- Church: Catholic Church
- See: San Paolo della Croce a Corviale
- In office: 25 May 1985 – 29 September 2006
- Predecessor: Position established
- Successor: Oswald Gracias
- Previous posts: Archbishop of Québec (1981-1990) Titular Bishop of Mesarfelta (1977-1981) Auxiliary Bishop of Québec (1977-1981)

Orders
- Ordination: 11 June 1938 by Jean-Marie-Rodrigue Villeneuve
- Consecration: 14 May 1977 by Maurice Roy

Personal details
- Born: 4 February 1912 Saint-Frédéric, Québec, Canada
- Died: 29 September 2006 (aged 94) Quebec City, Québec, Canada

= Louis-Albert Vachon =

Catholic cardinal

Louis-Albert Vachon, (February 4, 1912 - September 29, 2006) was a Canadian educator, cardinal of the Roman Catholic Church, and Archbishop of Quebec.

He became a cardinal on May 25, 1985.

==History==
Vachon was born and raised in Saint-Frédéric, Quebec, one of a family of six. He earned a Bachelor of Arts degree from the Minor Seminary of Quebec in 1934 and studied theology at the Major Seminary of Quebec before being ordained by Jean-Marie-Rodrigue Cardinal Villeneuve on June 11, 1938. He then attended Université Laval, graduating in 1941 with a PhD in philosophy. He taught philosophy at Université Laval from 1941 to 1947, then began studies at the Pontifical Athenaeum Angelicum in Rome, Italy, where he was awarded a doctorate degree in theology in 1949 with a dissertation entitled "La vertu d'espérance et le péché de présomption : leur nature et leur opposition mutuelle."
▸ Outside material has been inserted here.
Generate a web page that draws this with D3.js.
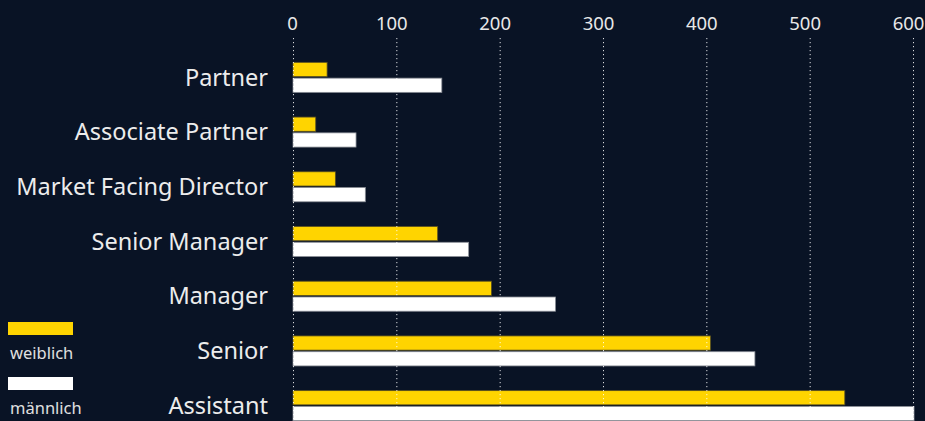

Father Vachon returned to Quebec in 1949 to take up the position of Professor of Theology, a position he held from 1949 to 1955. In that year he was nominated as Rector of the Grand Seminary of Quebec and vice-rector of the Université Laval. In 1958 he was appointed Domestic Prelate of His Holiness under Pope John XXIII, a title that gave Vachon the rank and style of monsignor.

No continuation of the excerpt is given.